I now hold almost 50 stocks which is too many, and it takes quite a bit of time to keep track of them all and do all the paperwork. Tax time is a nightmare! Then, I have to keep track of everything on my watch list that thanks to sites like this runs the length of my arm.

I am now 37 and plan to retire by 45, (depending on AEX - If DD gets up, I'll retire immediately) and sail around the world for a living.


----------



## GreatPig (16 May 2006)

There's a good chart of the All Ords since 1900 on the ASX here.

Even though it's a bit hard to see the levels exactly, it was 10 in about 1905. So in about 100 years it has gone from 10 to 5170, which is an average annual gain of about 6.45%.

And compared to the 1987 crash, the rate of increase now looks positively slow.

Cheers,
GP


----------



## zhuo (17 May 2006)

tech/a said:
			
		

> Time.------approx 4 yrs but trading for 11
> Time held--Varies but "Average" hold time is around a year for winning trades and average 49 days for losing trades.
> Strategy---I have 3 mechanical trading methods,1 Techtrader is fully disclosed discussed and traded on the link below,Results are posted weekly.
> Returns----It is designed and traded as a Margin lending method so leveraged at around 2.5:1.Returns each year rise exponentially as leverage and compounding kick in.
> ...




Wow, congrats!

How did you learn about investing and trading in such a short period of time to be so successful? Could you perhaps point us to resources you've used other than the ones you've given already?

Could you also elaborate a bit more on your trading strategies? What are the 3 mechanical trading methods that you use?

I can't imagine myself borrowing 70k with not much experience to trade. What gave you the confidence to do it?

James


----------



## tech/a (17 May 2006)

James.

Been trading for 11 yrs.
Best resource was/has been Nick Radge.
Nicks approach is simple yet complex in that he has shown me (and many others) what actually makes profitable trading.

Interestingly its NOT the analysis just as a profitable business isnt JUST the product or service.When you get your head around the "Business of trading" it does become simple.
*So by far the short cut to my success * was/is to seek out Nick and do a course or 2 and definately buy his book.

The 3 methods are the one publically disclosed.
A hybrid of the original method which I trade but alter from time to time,currently working on composite charting as full portfolio entry and exit stratagies.
The last is a Hybrid of the weekly method designed by Stevo on Reefcap.

Confidence.
When I began work on Techtrader I was like most everyone else,had some great winners and bloody horrible losses.Knew there was money out there for the taking but not how to formulate a methodical way of getting my fair share.Systems trading allowed me formulate the Business of trading in a way I could measure and control.---Still does and I still trade a small amount in a discretionary manner---and making a profit,which has more to do about the bullish market than expertise!!

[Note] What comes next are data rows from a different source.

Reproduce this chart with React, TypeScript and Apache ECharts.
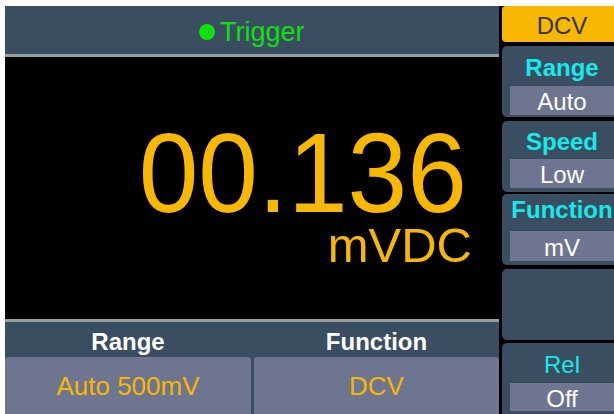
import React, { useEffect, useRef } from "react";
import * as echarts from "echarts";

const statusText = "Trigger";
const reading = "00.136";
const unit = "mVDC";
const modeLabel = "DCV";
const sideTitles = ["Range", "Speed", "Function", "", "Rel"];
const sideValues = ["Auto", "Low", "mV", "", "Off"];
const sideTitleBold = [true, true, true, false, false];
const bottomTitles = ["Range", "Function"];
const bottomValues = ["Auto 500mV", "DCV"];

const FONT = "'Liberation Sans', Arial, sans-serif";
const PANEL = "#3a4d61";
const BOX = "#6e7591";
const YELLOW = "#f8b800";
const CYAN = "#14eaea";
const GREEN = "#10e010";
const LINE = "#95a0a0";

export default function App() {
  const ref = useRef<HTMLDivElement>(null);
  useEffect(() => {
    if (!ref.current) return;
    const chart = echarts.init(ref.current, null, { renderer: "svg" });
    const els: any[] = [];
    // base black
    els.push({ type: "rect", shape: { x: 5, y: 6, width: 609, height: 408 }, style: { fill: "#000" } });
    // top bar
    els.push({ type: "rect", shape: { x: 5, y: 6, width: 494, height: 48 }, style: { fill: PANEL } });
    els.push({ type: "rect", shape: { x: 5, y: 54, width: 494, height: 3 }, style: { fill: LINE } });
    els.push({ type: "circle", shape: { cx: 207, cy: 32, r: 8 }, style: { fill: GREEN } });
    els.push({
      type: "text", x: 220, y: 32,
      style: { text: statusText, fill: GREEN, font: `27px ${FONT}`, textAlign: "left", textVerticalAlign: "middle" },
    });
    // reading
    els.push({
      type: "text", x: 467, y: 229, scaleX: 0.95, originX: 0, originY: 0,
      style: { text: reading, fill: YELLOW, font: `113px ${FONT}`, textAlign: "right", textVerticalAlign: "bottom" },
    });
    els.push({
      type: "text", x: 472, y: 269,
      style: { text: unit, fill: YELLOW, font: `49px ${FONT}`, textAlign: "right", textVerticalAlign: "bottom" },
    });
    // bottom area
    els.push({ type: "rect", shape: { x: 5, y: 319, width: 494, height: 3 }, style: { fill: LINE } });
    els.push({ type: "rect", shape: { x: 5, y: 322, width: 494, height: 92 }, style: { fill: PANEL } });
    const bx = [[5, 246], [254, 245]];
    bottomTitles.forEach((t, i) => {
      const [x, w] = bx[i];
      els.push({ type: "rect", shape: { x, y: 357, width: w, height: 60, r: [3, 3, 0, 0] }, style: { fill: BOX } });
      els.push({
        type: "text", x: x + w / 2, y: 341,
        style: { text: t, fill: "#fff", font: `bold 24px ${FONT}`, textAlign: "center", textVerticalAlign: "middle" },
      });
      els.push({
        type: "text", x: x + w / 2, y: 386,
        style: { text: bottomValues[i], fill: YELLOW, font: `26px ${FONT}`, textAlign: "center", textVerticalAlign: "middle" },
      });
    });
    // right side
    els.push({ type: "rect", shape: { x: 502, y: 6, width: 130, height: 36, r: 4 }, style: { fill: YELLOW } });
    els.push({
      type: "text", x: 562, y: 25,
      style: { text: modeLabel, fill: "#333", font: `24px ${FONT}`, textAlign: "center", textVerticalAlign: "middle" },
    });
    const panelTops = [46, 121, 194, 269, 343];
    const panelH = [71, 71, 71, 71, 80];
    const titleY = [67, 141, 209, 0, 364];
    const valTop = [86, 159, 231, 0, 383];
    const valH = [29, 29, 30, 0, 28];
    sideTitles.forEach((t, i) => {
      els.push({ type: "rect", shape: { x: 502, y: panelTops[i], width: 130, height: panelH[i], r: 5 }, style: { fill: PANEL } });
      if (t) {
        els.push({
          type: "text", x: 562, y: titleY[i],
          style: {
            text: t, fill: CYAN, font: `${sideTitleBold[i] ? "bold " : ""}24px ${FONT}`,
            textAlign: "center", textVerticalAlign: "middle",
          },
        });
      }
      if (sideValues[i]) {
        els.push({ type: "rect", shape: { x: 510, y: valTop[i], width: 110, height: valH[i] }, style: { fill: BOX } });
        els.push({
          type: "text", x: 562, y: valTop[i] + valH[i] / 2 + 1,
          style: { text: sideValues[i], fill: "#fff", font: `24px ${FONT}`, textAlign: "center", textVerticalAlign: "middle" },
        });
      }
    });
    chart.setOption({ animation: false, backgroundColor: "#fff", graphic: { elements: els } });
    return () => chart.dispose();
  }, []);
  return <div ref={ref} style={{ position: "fixed", left: 0, top: 0, width: 614, height: 414 }} />;
}
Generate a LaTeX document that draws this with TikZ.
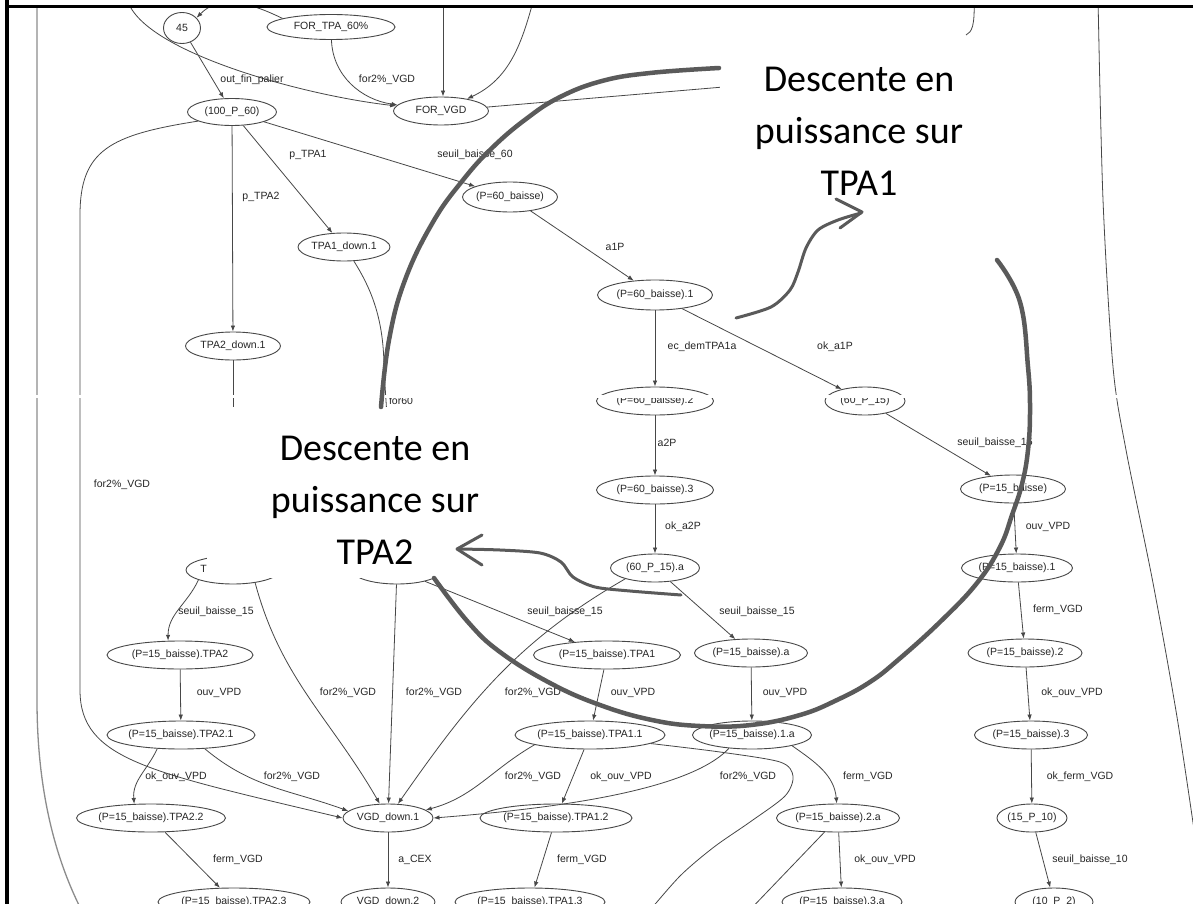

I'm probably older than you seem to be older than most here---52.
I have a company,more property than most,and trading/investing in Shares is simply an extension of my investment plan.I have no plans to retire as I would be bored out of my head.But do travel extensively and will continue to do so.


----------



## RichKid (17 May 2006)

tech/a said:
			
		

> James.
> 
> Been trading for 11 yrs.
> Best resource was/has been Nick Radge.
> ...




Anyone who's interested in some of Nick's views can search for his stuff on ASF, including reviews of his book 'Adaptive Analysis', just use the search tool, you'll get an idea of what he's on about....not as many posts on systems trading.


----------



## bullmarket (17 May 2006)

Hi dennis

I've been investing for about 20 years now and have always been an investor and not a 'trader'.

A few years ago I took (actually was forced   )  early retirement after being given a very generous retrenchment package.  Since then my number 1 priority has been income.....as long as the quarterly and half yearly dividends/distributions keep coming in mrs bullmarket is happy and if she is happy then I am happy..  

Regarding my strategy, basically I use fundamental analysis to identify potential investments and then technical analysis to help time buy points.

Nowadays we just do what we please when we please....about a 6 weeks  ago we went away for a week and now mrs bullmarket has got itchy feet again and we're heading off again next week for a week.

I get access to my super in a few years time and then we will re-assess our financial set up and 'to-do' list  

cheers

bullmarket


----------



## LPA (17 May 2006)

Kennas - retiring at 45 is my goal as well   I'm only 24 at the moment so I've got a lot to learn and a ways to go, but hopefully starting early will make it a bit less stressful   

And in regards to me not seeing share price going up as interest....I guess I should.  I just don't see shares as gaining interest until you sell them, if you're in it for the long term and holding then you are getting dividends and more assets to get loans and such with.  Does this make more sense?  Or am I still seeing it wrong even if you hold the stocks?  Don't get me wrong, I can definately see that the big money is to be made in the stock market...but if you just wanted to put say 20k away for 20 years then wouldn't a nice compounding high results managed fund that buys/sells stock on your behalf be a nicer option than doing all the work yourself?  Definately as part of a diversified portfolio anyway.  But again, I am really new to all this so just trying to get my head around it all....thanks for any help/advice you can give 

Here's to the LONG TERM


----------



## dennisll (17 May 2006)

Great posts from everyone so far!  Thanks a lot everyone.  Let's keep this thread going.  I'm sure there are still a lot of silent long term investors lurking out there.  

It is nice to see that the term "Long Term Investing" does not necessarily imply "buy and hold" as most people (that I know of, anyway) believe.  From the posts we've seen so far, it is fairer to say that as long as you are investing for the long haul, regardless of technique/strategy, you definitely are a long term investor.


----------



## Knobby22 (17 May 2006)

I'm a long term investor.
Generally buy and hold for at least a year and like to hold longer.
Up 36% so far this year, 19.5% last year, 39% the year before that, includes dividends.

Investing since 1992 and have been improving.

Strategy is 
(1)to follow long term trends (e.g. oil supply problems were obvious 10 years ago)
(2) invest in well managed companies that have growth and advantages e.g. CSL
(3) Change into new trends e.g. mining boom

(4) Try to find smaller companies that will outperform big time. (this can be risky). 

I am improving all the time and am getting better however I know of investors who are more agressive and effective than myself and so consequently make more money in these great times.


----------